California Restaurant Association Challenges Natural Gas Ban
The California Restaurant Association is suing the city of Berkeley following the city's ban on natural gas infrastructure and the use of natural gas in newly constructed buildings beginning January 1, 2020.
In July, the Berkeley City Council voted unanimously in favor of the legislation, making it the first city in California to ban the use of natural gas in new buildings.
The CRA claims the ordinance conflicts with both federal and state law and will not be effective in the fight against climate change. It also claims the law will have a negative impact on its members.
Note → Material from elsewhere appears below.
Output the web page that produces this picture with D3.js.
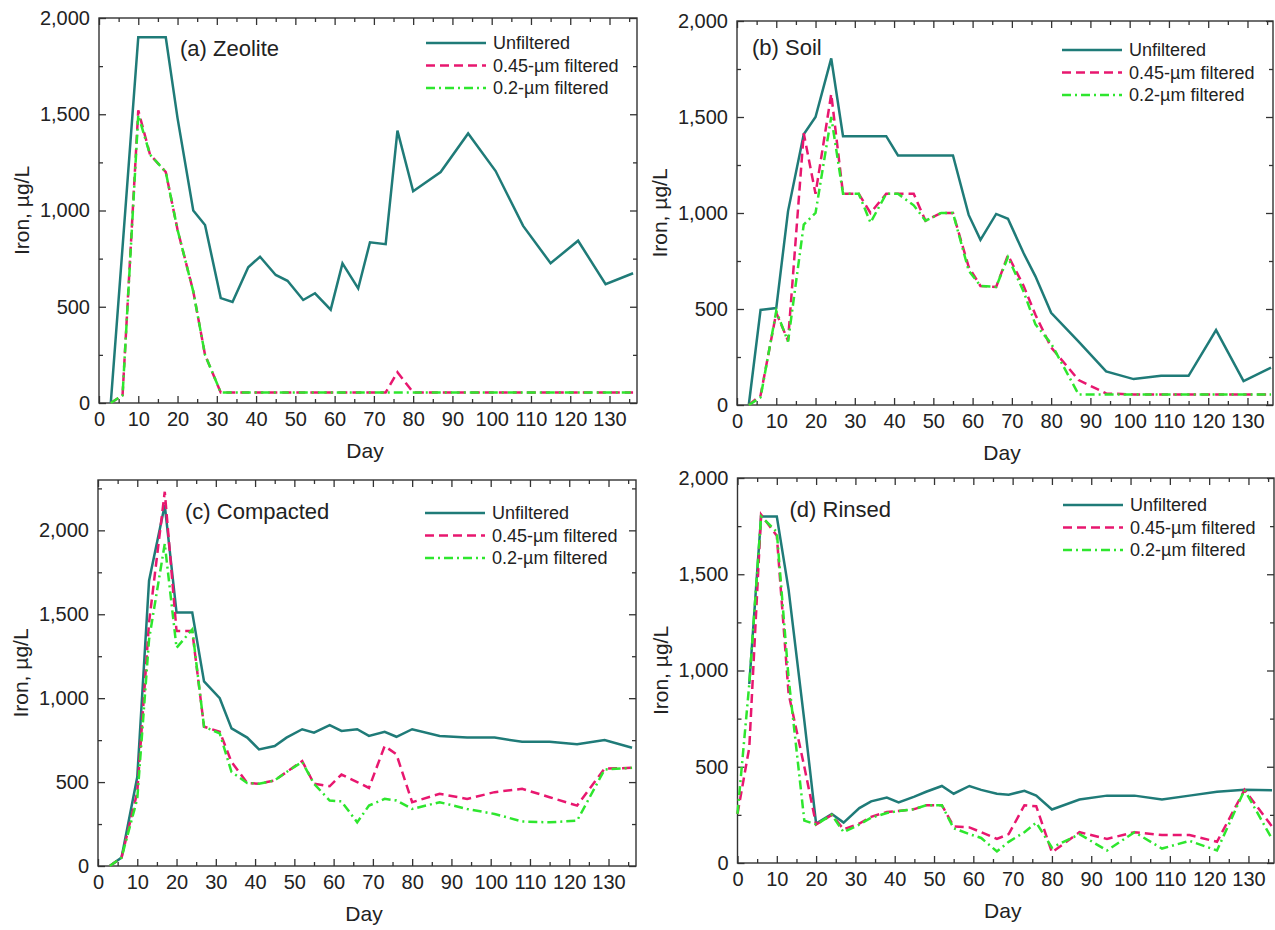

It says induction cooking methods will impede a chef’s ability to effectively perform his or her duties. “It would be difficult to overstate these impacts, which are numerous,” according to the statement which CRA posted to its website. “Whether searing steaks, charring vegetables, or stir-frying noodles, chefs and cooks rely on the most important tool in the creation of a dish: fire.”
Additionally, according to the the CRA, “Many restaurants use gas to heat water and space and for other appliances. This ban will raise costs to build and operate restaurants.”
"The Berkeley Ordinance poses a severe threat to the Berkeley restaurant industry, as many restaurants use gas for their operations and for unique food preparation, including many types of international food," said Courtland Reichman, lead counsel for the CRA and Managing Partner of Reichman Jorgensen LLP.
"Our client is a strong supporter of the State's climate goals. But the natural gas ban puts our client and its members at risk, for little to no environmental benefit,” he said.